À un niveau plus spécifique, il faut saisir en quoi les instruments M.R. [2] permettent d’expliquer cette révolution inattendue. Nous indiquons en effet dans le texte, que l’application de la théorie de la révolution permanente n’est pas sans poser des problème de validité. Il en est de même avec la problématique d’une révolution prolétarienne sans prolétaires et d’un parti d’avant-garde totalement substitutif. La question de la bureaucratie dans la révolution et pendant la période de transition trouve également un éclairage nouveau en Chine. Sur ces questions et quelques autres, il sera nécessaire de revenir de façon plus approfondie et de bien mesurer l’enjeu de toutes ces discussions.

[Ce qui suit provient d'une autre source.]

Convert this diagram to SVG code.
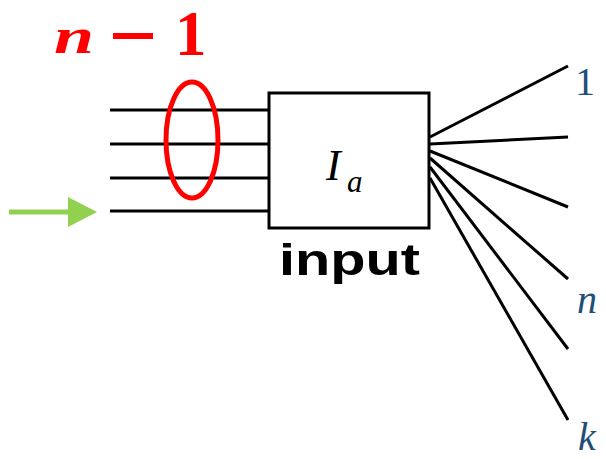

Inutile d’insister sur l’importance des problèmes posés par la construction du socialisme en Chine : ils sont au coeur de nombreux débats de l’extrême gauche. Mais il n’est pas sûr, il est même douteux, que les termes de ces débats soient toujours bien définis. À cet égard le concept de révolution prolétarienne devrait être précisé, en indiquant bien tout ce que peut signifier une révolution prolétarienne faite par des prolétaires et pour des prolétaires qui vont diriger consciemment leur Etat, à distinguer de toutes les formes variées de substitutions.
Il serait aussi indispensable de mieux éclairer la signification du concept stalinien et maoïste de « construction du socialisme dans un seul pays », dans la deuxième moitié du XXe siècle, à confronter à la logique stalinienne du même nom en U.R.S.S. mais qui fonctionna dans un contexte différent dans les années 1920 et 1930 : toutes deux rompent radicalement avec la conception léniniste de la révolution mondiale. Autant dire que par rapport à ce programme, le présent texte n’est qu’une modeste esquisse : la discussion autant que la pratique M-R doivent nous permettre d’aller plus loin.
Une dernière raison, et non des moindres, explique l’écrit qui suit : il apparaît aujourd’hui nettement qu’avec la « révolution culturelle », et « l’après révolution culturelle » (le Xe congrès du P.C.C.), le maoïsme se dévoile à la fois dans toute son ampleur et avec toutes ses limites.
Il était impossible de le comprendre en 1949 ou même en 1955. En 1958, au début du « grand bond en avant », certains aspects importants se dessinent, mais c’est incontestablement la « révolution culturelle » et ses lendemains qui permettent de faire le bilan du maoïsme en acte, avant que ne s’ouvre l’ère du post-maoïsme.